Plato's is a kind of idealism, as is Kant's Whitehead's, Berkley's (sp?), etc. Yours sounds like Kant's. The problem I have with this is the idea that there must be something "down there." Why? We don't imagine there is something "out there" that is the basis of physical laws. What makes objects different? And what would this unknown something, of which we can neither conceive nor have evidence, contribute to our understanding?
There doesn't need to be something down there and actually there probably isn't something down there that we could ever really get a grip on. This doesn't kill physicalism off. There is what there is. I suppose I am a pragmatic empiricist. But the only way I can interact with the world in a meaningful way is to deal with its physical reality. A physical reality that I share with you. Or so I believe. I guess faith is something all ismists are stuck with.
― Marcus Aurelius
Path of Exile: themightypuck
And again, you completely misunderstood what I said. I did not say that physics did not adequately describe any properties whatsoever. I said that physical properties have no meaning, i.e. no non-mathematical content, except in the observations they produce.

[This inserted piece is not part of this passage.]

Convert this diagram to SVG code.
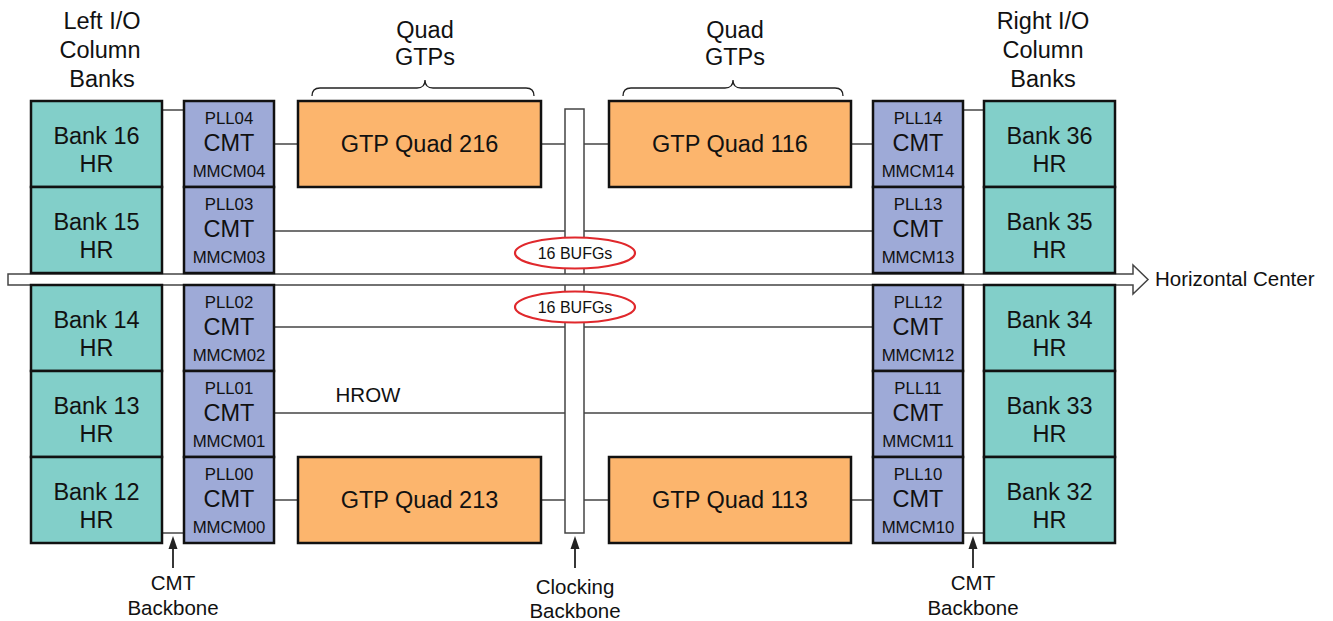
<svg xmlns="http://www.w3.org/2000/svg" width="1333" height="621" viewBox="0 0 1333 621">
<defs>
<style>
text{font-family:"Liberation Sans",Arial,Helvetica,sans-serif;fill:#111;text-anchor:middle}
.bank rect{fill:#82cfc9;stroke:#111;stroke-width:2.5}
.cmt rect{fill:#9eaad7;stroke:#111;stroke-width:2.5}
.gtp rect{fill:#fcb56d;stroke:#111;stroke-width:2.5}
.big{font-size:23.5px}
.sm{font-size:16.8px}
.lbl{font-size:23.5px}
.cap{font-size:20.5px}
.ln{stroke:#444;stroke-width:1.5;fill:none}
.bb{fill:#fff;stroke:#444;stroke-width:1.5}
.bufg ellipse{fill:#fff;stroke:#e0282c;stroke-width:2.2}
.bufg text{font-size:16px}
.brace{fill:none;stroke:#222;stroke-width:1.3}
.ptr line{stroke:#222;stroke-width:1.8}
.ptr path{fill:#222}
</style>
</defs>
<rect width="1333" height="621" fill="#fff"/>

<g id="connectors">
<line class="ln" x1="162" y1="110" x2="184" y2="110"/>
<line class="ln" x1="162" y1="533" x2="184" y2="533"/>
<line class="ln" x1="963" y1="110" x2="984" y2="110"/>
<line class="ln" x1="963" y1="533" x2="984" y2="533"/>
<line class="ln" x1="274" y1="144" x2="298" y2="144"/>
<line class="ln" x1="541" y1="144" x2="609" y2="144"/>
<line class="ln" x1="851" y1="144" x2="873" y2="144"/>
<line class="ln" x1="274" y1="231" x2="873" y2="231"/>
<line class="ln" x1="274" y1="327" x2="873" y2="327"/>
<line class="ln" x1="274" y1="413" x2="873" y2="413"/>
<line class="ln" x1="274" y1="500" x2="298" y2="500"/>
<line class="ln" x1="541" y1="500" x2="609" y2="500"/>
<line class="ln" x1="851" y1="500" x2="873" y2="500"/>
<g class="ptr"><line x1="173" y1="568" x2="173" y2="546"/><path d="M173,536 L177.5,549 L168.5,549 Z"/></g>
<g class="ptr"><line x1="575" y1="568" x2="575" y2="546"/><path d="M575,536 L579.5,549 L570.5,549 Z"/></g>
<g class="ptr"><line x1="973" y1="568" x2="973" y2="546"/><path d="M973,536 L977.5,549 L968.5,549 Z"/></g>
</g>

<g id="clocking-backbone">
<rect class="bb" x="565" y="109" width="19" height="424"/>
</g>

<g id="horizontal-center">
<path class="bb" d="M8,274 H1133 V265 L1148,279.5 L1133,294 V285 H8 Z"/>
<text x="1155" y="286" style="text-anchor:start;font-size:20.5px">Horizontal Center</text>
</g>

<g id="bufg-top" class="bufg"><ellipse cx="575" cy="253" rx="60" ry="15.5"/><text x="575" y="259">16 BUFGs</text></g>
<g id="bufg-bottom" class="bufg"><ellipse cx="575" cy="307" rx="60" ry="15.5"/><text x="575" y="313">16 BUFGs</text></g>

<text id="hrow" x="368" y="402" class="cap">HROW</text>

<g id="bank16" class="bank"><rect x="31" y="101" width="131" height="86"/><text class="big" x="96.5" y="144">Bank 16</text><text class="big" x="96.5" y="172">HR</text></g>
<g id="bank15" class="bank"><rect x="31" y="187" width="131" height="86"/><text class="big" x="96.5" y="230">Bank 15</text><text class="big" x="96.5" y="258">HR</text></g>
<g id="bank14" class="bank"><rect x="31" y="285" width="131" height="86"/><text class="big" x="96.5" y="328">Bank 14</text><text class="big" x="96.5" y="356">HR</text></g>
<g id="bank13" class="bank"><rect x="31" y="371" width="131" height="86"/><text class="big" x="96.5" y="414">Bank 13</text><text class="big" x="96.5" y="442">HR</text></g>
<g id="bank12" class="bank"><rect x="31" y="457" width="131" height="86"/><text class="big" x="96.5" y="500">Bank 12</text><text class="big" x="96.5" y="528">HR</text></g>

<g id="cmt04" class="cmt"><rect x="184" y="101" width="90" height="86"/><text class="sm" x="229" y="124">PLL04</text><text class="big" x="229" y="151">CMT</text><text class="sm" x="229" y="177">MMCM04</text></g>
<g id="cmt03" class="cmt"><rect x="184" y="187" width="90" height="86"/><text class="sm" x="229" y="210">PLL03</text><text class="big" x="229" y="237">CMT</text><text class="sm" x="229" y="263">MMCM03</text></g>
<g id="cmt02" class="cmt"><rect x="184" y="285" width="90" height="86"/><text class="sm" x="229" y="308">PLL02</text><text class="big" x="229" y="335">CMT</text><text class="sm" x="229" y="361">MMCM02</text></g>
<g id="cmt01" class="cmt"><rect x="184" y="371" width="90" height="86"/><text class="sm" x="229" y="394">PLL01</text><text class="big" x="229" y="421">CMT</text><text class="sm" x="229" y="447">MMCM01</text></g>
<g id="cmt00" class="cmt"><rect x="184" y="457" width="90" height="86"/><text class="sm" x="229" y="480">PLL00</text><text class="big" x="229" y="507">CMT</text><text class="sm" x="229" y="533">MMCM00</text></g>

<g id="gtp216" class="gtp"><rect x="298" y="101" width="243" height="86"/><text class="big" x="419.5" y="152">GTP Quad 216</text></g>
<g id="gtp116" class="gtp"><rect x="609" y="101" width="242" height="86"/><text class="big" x="730" y="152">GTP Quad 116</text></g>
<g id="gtp213" class="gtp"><rect x="298" y="457" width="243" height="86"/><text class="big" x="419.5" y="508">GTP Quad 213</text></g>
<g id="gtp113" class="gtp"><rect x="609" y="457" width="242" height="86"/><text class="big" x="730" y="508">GTP Quad 113</text></g>

<g id="cmt14" class="cmt"><rect x="873" y="101" width="90" height="86"/><text class="sm" x="918" y="124">PLL14</text><text class="big" x="918" y="151">CMT</text><text class="sm" x="918" y="177">MMCM14</text></g>
<g id="cmt13" class="cmt"><rect x="873" y="187" width="90" height="86"/><text class="sm" x="918" y="210">PLL13</text><text class="big" x="918" y="237">CMT</text><text class="sm" x="918" y="263">MMCM13</text></g>
<g id="cmt12" class="cmt"><rect x="873" y="285" width="90" height="86"/><text class="sm" x="918" y="308">PLL12</text><text class="big" x="918" y="335">CMT</text><text class="sm" x="918" y="361">MMCM12</text></g>
<g id="cmt11" class="cmt"><rect x="873" y="371" width="90" height="86"/><text class="sm" x="918" y="394">PLL11</text><text class="big" x="918" y="421">CMT</text><text class="sm" x="918" y="447">MMCM11</text></g>
<g id="cmt10" class="cmt"><rect x="873" y="457" width="90" height="86"/><text class="sm" x="918" y="480">PLL10</text><text class="big" x="918" y="507">CMT</text><text class="sm" x="918" y="533">MMCM10</text></g>

<g id="bank36" class="bank"><rect x="984" y="101" width="131" height="86"/><text class="big" x="1049.5" y="144">Bank 36</text><text class="big" x="1049.5" y="172">HR</text></g>
<g id="bank35" class="bank"><rect x="984" y="187" width="131" height="86"/><text class="big" x="1049.5" y="230">Bank 35</text><text class="big" x="1049.5" y="258">HR</text></g>
<g id="bank34" class="bank"><rect x="984" y="285" width="131" height="86"/><text class="big" x="1049.5" y="328">Bank 34</text><text class="big" x="1049.5" y="356">HR</text></g>
<g id="bank33" class="bank"><rect x="984" y="371" width="131" height="86"/><text class="big" x="1049.5" y="414">Bank 33</text><text class="big" x="1049.5" y="442">HR</text></g>
<g id="bank32" class="bank"><rect x="984" y="457" width="131" height="86"/><text class="big" x="1049.5" y="500">Bank 32</text><text class="big" x="1049.5" y="528">HR</text></g>

<g id="label-left-io"><text class="lbl" x="102" y="29">Left I/O</text><text class="lbl" x="100" y="58">Column</text><text class="lbl" x="102" y="87">Banks</text></g>
<g id="label-right-io"><text class="lbl" x="1043" y="29">Right I/O</text><text class="lbl" x="1043" y="58">Column</text><text class="lbl" x="1043" y="87">Banks</text></g>
<g id="label-quad-left"><text class="lbl" x="425" y="38">Quad</text><text class="lbl" x="425" y="65">GTPs</text>
<path class="brace" d="M312,96 Q312,88 320,88 H417 Q425,88 425,80 Q425,88 433,88 H526 Q534,88 534,96"/></g>
<g id="label-quad-right"><text class="lbl" x="735" y="38">Quad</text><text class="lbl" x="735" y="65">GTPs</text>
<path class="brace" d="M623,96 Q623,88 631,88 H725 Q733,88 733,80 Q733,88 741,88 H835 Q843,88 843,96"/></g>
<g id="label-cmt-left"><text class="cap" x="173" y="590">CMT</text><text class="cap" x="173" y="615">Backbone</text></g>
<g id="label-clocking"><text class="cap" x="575" y="594">Clocking</text><text class="cap" x="575" y="618">Backbone</text></g>
<g id="label-cmt-right"><text class="cap" x="973" y="590">CMT</text><text class="cap" x="973" y="615">Backbone</text></g>
</svg>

You're mistaking what physicalism is now. You can believe that we share a physical reality as an idealist - in fact, every idealist who isn't also a solipsist believes this. A physicalist believes that a description of all the physical states of the world completely describes the world, while an idealist believes such a description is only a list of the rules which govern mental events.
But this just exemplifies the uselessness of tags. It may be turtles all the way down but I'm going to take very seriously the turtles I run into, and it seems to me we all run into the same turtles.
― Marcus Aurelius
Path of Exile: themightypuck
Quantum mechanics, our best effort at understanding the world, is only intelligible to an idealist.
― Marcus Aurelius
Path of Exile: themightypuck
So now we want to talk about Locke's metaphysics? Because that is exactly what your short little post resembles, to a very surprising degree.
There are numerous problems with this concept of object, not the least of which is physical identity. If we take objects to be made up of textures, shapes, and densities, how do we tell one object apart from another? What if Object A has properties x - but then their properties change over time to properties y? Would it still be considered the same object? By the admittedly short post you have made, it doesn't seem like it could be considered the same.
The other objection that I would like to bring up has to do with objects themselves. They are problematic as a philosophical concept. Due to something which is often overlooked by all modern philosophy up until the 20th century (Time), I find it incredibly difficult to say that objects exist.
Indeed. I was just going to bring this up. Heidegger does an excellent deconstruction of Descartes in this manner. How do we, exactly, interact with an object. The ONLY way that you can do it from your manner is from a purely neurological standpoint, in which Language and Sensory communication determine objects. (In which case they are not actually PURE objects at all.)
What's a thought without consciousness? Behavior of an arbitrary complexity?